Şimdi, bu kişi hakkında da, Göynücek meczubu hakkında da yargıya gidilmiş, işte “Yargı şu anda işlem yürütüyor.” diyor. Merak ediyoruz, ne yapacak? Acaba bu başka türlü olsaydı yani bir Alevi vatandaş ya da herhangi bir vatandaş…

(Mikrofon otomatik cihaz tarafından kapatıldı)

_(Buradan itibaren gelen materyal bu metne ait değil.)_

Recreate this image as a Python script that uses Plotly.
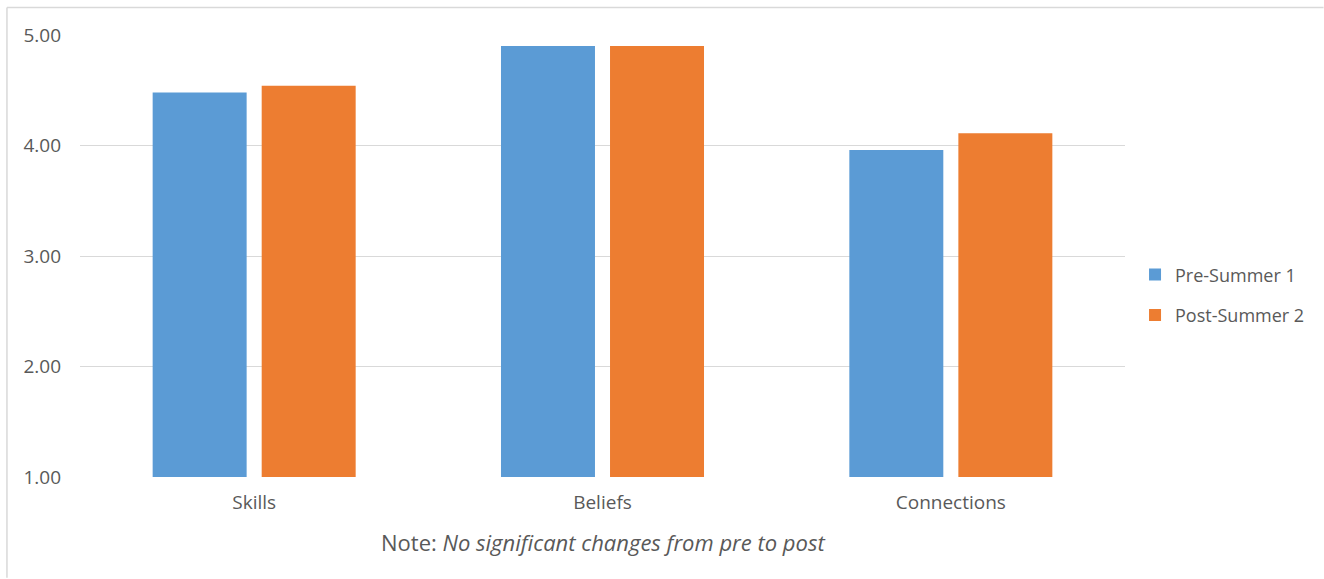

BAŞKAN – Tamamlayalım lütfen.

ALİ KENANOĞLU (Devamla) – …bir cami görevlisine ya da inançlı bir Müslüman kesime yönelik, onların inancı ile ibadeti üzerinden ya da onların üzerinden bir hakarette bulunmuş olsaydı sonuç böyle mi olurdu yani bu şekilde mi sonuçlanırdı? Hemen, gece gündüz demeden, kapısı kırılarak girilir, apar topar gözaltına alınır, ondan sonra akıbetinin ne olacağını da kimse bilmezdi. İşte bütün bunlar bu şekilde uygulandığı zaman ne sizin adaletinize, ne reformunuza, ne hukukunuza ne de bağımsız yargınıza kimse inanmıyor; inandırıcı olmuyor.